MaxCompute supports the MapReduce API. You can create and commit ODPS MR nodes that call the Java API operations of MapReduce to develop MapReduce programs for processing data in MaxCompute.

For more information about how to edit and use ODPS MR nodes, see the WordCount sample in the MaxCompute documentation.

Before creating ODPS MR nodes, you must upload, commit, and then deploy required resources.

Create a resource

  1. Log on to the DataWorks console. In the left-side navigation pane, click Workspaces. On the Workspaces page, find the target workspace and click Data Analytics in the Actions column.
  2. On the DataStudio page, create a JAR resource.
    You can create a JAR resource in either of the following ways:
    • Move the pointer over the Create icon and choose MaxCompute > Resource > JAR.
    • Find the target workflow, click MaxCompute, right-click Resource, and choose Create > JAR.
  3. In the Create Resource dialog box that appears, enter the resource name and select the target folder. Then, click Upload and select the target file to upload.
    Note If multiple MaxCompute computing engines are bound to the current workspace, you must select one from the Engine Instance MaxCompute drop-down list.

    In this example, the mapreduce_example.jar file is uploaded.

    • If the selected JAR package has been uploaded from the MaxCompute client, clear Upload to MaxCompute. If you do not clear it, an error will occur during the upload process.
    • The resource name can be different from the name of the uploaded file.
    • Convention for naming resources: A resource name can contain letters (case-insensitive), digits, underscores (_), and periods (.). It must be 1 to 128 characters in length. A JAR resource name must end with .jar. A Python resource name must end with .py.
  4. Click OK.
  5. Click the Commit icon in the toolbar to commit the resource to the development environment.
  6. Deploy the node.

    For more information, see Deploy a node.

Create an ODPS MR node

  1. On the DataStudio page, find the target workflow, right-click MaxCompute, and choose Create > ODPS MR.
  2. In the Create Node dialog box that appears, set parameters and click Commit to create an ODPS MR node. On the node configuration tab that appears, edit the code of the ODPS MR node.

    After you edit the code of the ODPS MR node, you can save the code and commit the node.

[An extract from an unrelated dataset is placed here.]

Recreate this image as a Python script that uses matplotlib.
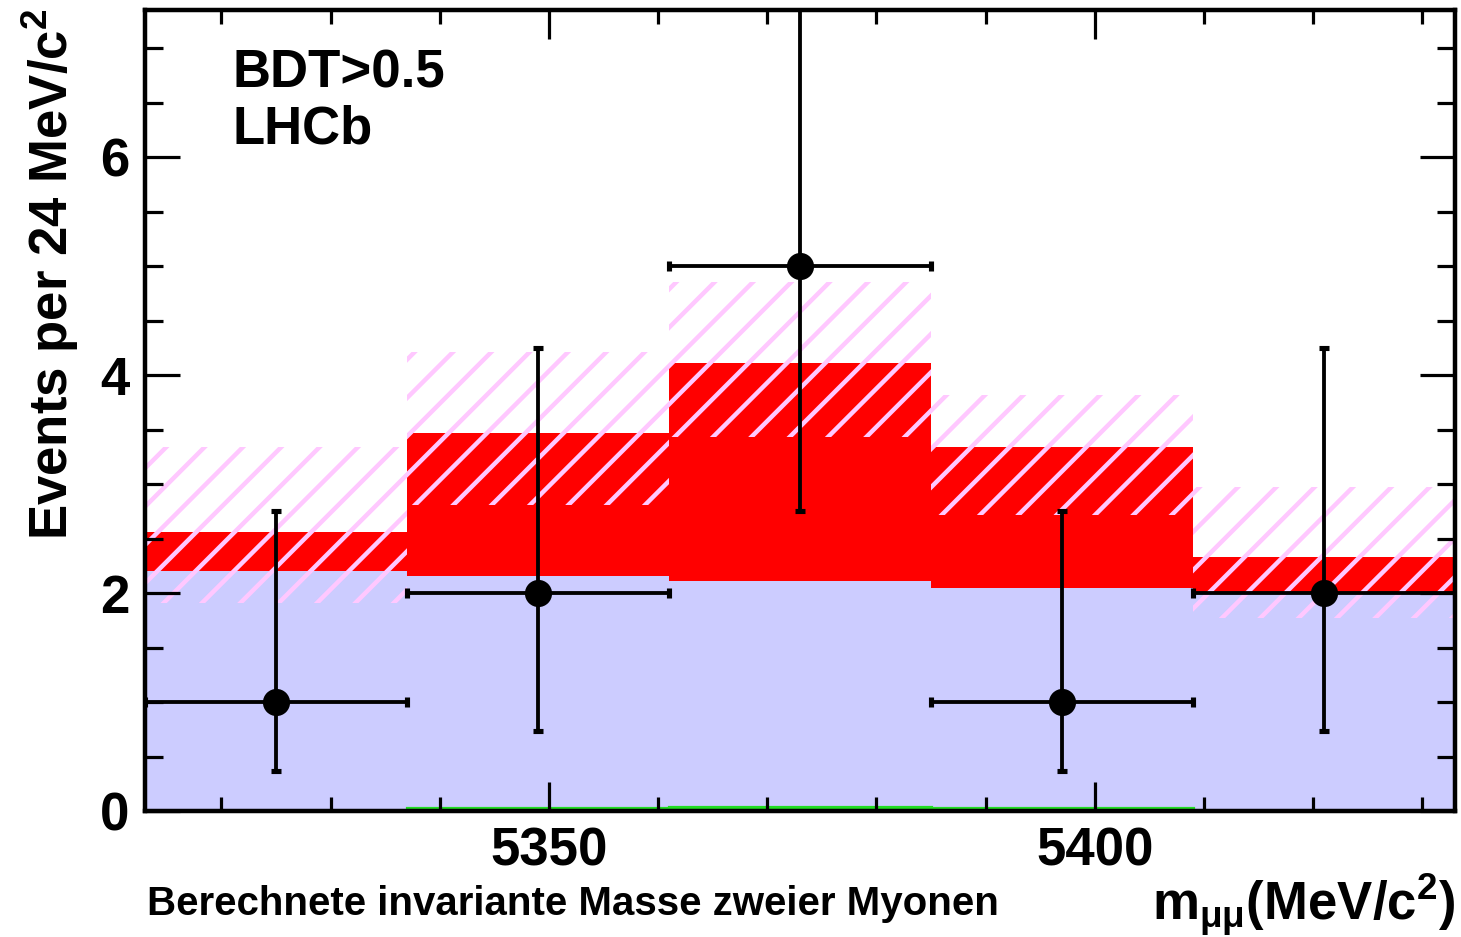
import matplotlib
matplotlib.use("Agg")
import matplotlib.pyplot as plt
from matplotlib.ticker import MultipleLocator
import numpy as np

# bins of 24 MeV/c^2
edges = [5313, 5337, 5361, 5385, 5409, 5433]
centers = [5325, 5349, 5373, 5397, 5421]

# observed events and asymmetric poisson errors
n_obs = [1, 2, 5, 1, 2]
err_lo = [0.63, 1.27, 2.25, 0.63, 1.27]
err_hi = [1.75, 2.25, 2.60, 1.75, 2.25]

# expectation components
comb_bkg = [2.20, 2.16, 2.11, 2.05, 1.99]      # lavender
total_exp = [2.56, 3.47, 4.11, 3.34, 2.33]     # top of red
peaking_bkg = [0.0, 0.025, 0.035, 0.025, 0.0]  # green

# uncertainty band (hatched)
band_lo = [1.91, 2.81, 3.43, 2.72, 1.77]
band_hi = [3.34, 4.21, 4.85, 3.82, 2.97]

DPI = 230
plt.rcParams['font.family'] = ['Liberation Sans', 'DejaVu Sans']
plt.rcParams['font.weight'] = 'bold'
plt.rcParams['mathtext.fontset'] = 'custom'
plt.rcParams['mathtext.rm'] = 'Liberation Sans'
plt.rcParams['mathtext.bf'] = 'Liberation Sans:bold'
plt.rcParams['mathtext.it'] = 'Liberation Sans:italic'
plt.rcParams['hatch.linewidth'] = 1.4

fig = plt.figure(figsize=(1461 / DPI, 937 / DPI), dpi=DPI)
ax = fig.add_axes([145 / 1461, 1 - 811 / 937, 1310 / 1461, 801 / 937])

widths = np.diff(edges)
comb = np.array(comb_bkg)
tot = np.array(total_exp)
lo = np.array(band_lo)
hi = np.array(band_hi)

ax.bar(centers, comb, width=widths, color='#ccccff', lw=0, zorder=1)
ax.bar(centers, tot - comb, bottom=comb, width=widths, color='#ff0000', lw=0, zorder=1.1)
ax.stairs(peaking_bkg, edges, color='#22dd22', lw=1.0, zorder=1.2)
ax.bar(centers, hi - lo, bottom=lo, width=widths, fill=False, hatch='//',
       edgecolor='#ffc8ff', lw=0, zorder=1.3)

xerr = [w / 2 for w in widths]
ax.errorbar(centers, n_obs, yerr=[err_lo, err_hi], xerr=xerr, fmt='o',
            color='black', ms=7.5, elinewidth=1.2, capsize=1.6, capthick=1.6,
            zorder=3, clip_on=True)

ax.set_xlim(5313, 5433)
ax.set_ylim(0, 7.35)

ax.xaxis.set_major_locator(MultipleLocator(50))
ax.xaxis.set_minor_locator(MultipleLocator(10))
ax.yaxis.set_major_locator(MultipleLocator(2))
ax.yaxis.set_minor_locator(MultipleLocator(0.5))
ax.tick_params(axis='both', which='both', direction='in', top=True, right=True, width=1.0)
ax.tick_params(axis='x', which='major', length=9, pad=5, labelsize=16.5)
ax.tick_params(axis='x', which='minor', length=4.5)
ax.tick_params(axis='y', which='major', length=11, pad=5, labelsize=16.5)
ax.tick_params(axis='y', which='minor', length=5.5)
for s in ax.spines.values():
    s.set_linewidth(1.4)
    s.set_zorder(5)

fig.text(50 / 1461, 1 - 8 / 937, r"Events per 24 MeV/c$^{\mathbf{2}}$", rotation=90,
         ha='center', va='top', fontsize=16.5, fontweight='bold')
fig.text(1455 / 1461, 1 - 920 / 937, r"m$_{\mathrm{μμ}}$(MeV/c$^{\mathbf{2}}$)",
         ha='right', va='baseline', fontsize=16.5, fontweight='bold')
fig.text(147 / 1461, 1 - 915 / 937, "Berechnete invariante Masse zweier Myonen",
         ha='left', va='baseline', fontsize=12.6, fontweight='bold')

fig.text(233 / 1461, 1 - 88 / 937, "BDT>0.5", ha='left', va='baseline',
         fontsize=16.5, fontweight='bold')
fig.text(233 / 1461, 1 - 144 / 937, "LHCb", ha='left', va='baseline',
         fontsize=16.5, fontweight='bold')

fig.savefig("out.png", dpi=DPI)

For more information, see ODPS MR node configuration tab.

    The sample code is as follows:
    -- Create an input table.
    CREATE TABLE if not exists jingyan_wc_in (key STRING, value STRING);
    -- Create an output table.
    CREATE TABLE if not exists jingyan_wc_out (key STRING, cnt BIGINT);
        --- Create the dual table.
        drop table if exists dual;
        create table dual(id bigint); -- Create the dual table if no dual table exists in the current workspace and initialize the table.
        --- Initialize the dual table.
        insert overwrite table dual select count(*) from dual;
        --- Insert the sample data to the wc_in table.
        insert overwrite table jingyan_wc_in select * from (
        select 'project','val_pro' from dual 
        union all 
        select 'problem','val_pro' from dual
        union all 
        select 'package','val_a' from dual
        union all 
        select 'pad','val_a' from dual
          ) b;
    -- Reference the uploaded JAR package. You can find the JAR package in the resource list, right-click the JAR resource, and select Insert Resource Path.
    jar -resources mapreduce-examples.jar -classpath ./mapreduce-examples.jar jingyan_wc_in jingyan_wc_out
    The code is described as follows:
    • --@resource_reference: references a resource. Find the target resource, right-click it, and select Insert Resource Path to generate the reference statement.
    • -resources: the name of the referenced JAR resource.
    • -classpath: the path of the JAR resource. You can simply enter ./Resource name because the resource has been referenced.
    • the main class in the JAR resource to be called during node running. It must be the same as the main class name in the JAR resource.
    • jingyan_wc_in: the name of the input table of the ODPS MR node. The input table is created in the preceding code.
    • jingyan_wc_out: the name of the output table of the ODPS MR node. The output table is created in the preceding code.
    • If you use multiple JAR resources in a single ODPS MR node, separate the resource paths with commas (,), for example, -classpath ./xxxx1.jar,./xxxx2.jar.
  3. Configure the node properties.

    Click the Properties tab in the right-side navigation pane. On the Properties tab that appears, set the relevant parameters. For more information, see Properties.

  4. Commit the node.

    After the node properties are configured, click the Save icon in the upper-left corner. Then, commit or commit and unlock the node to the development environment.

  5. Deploy the node.

    For more information, see Deploy a node.

  6. Test the node in the production environment.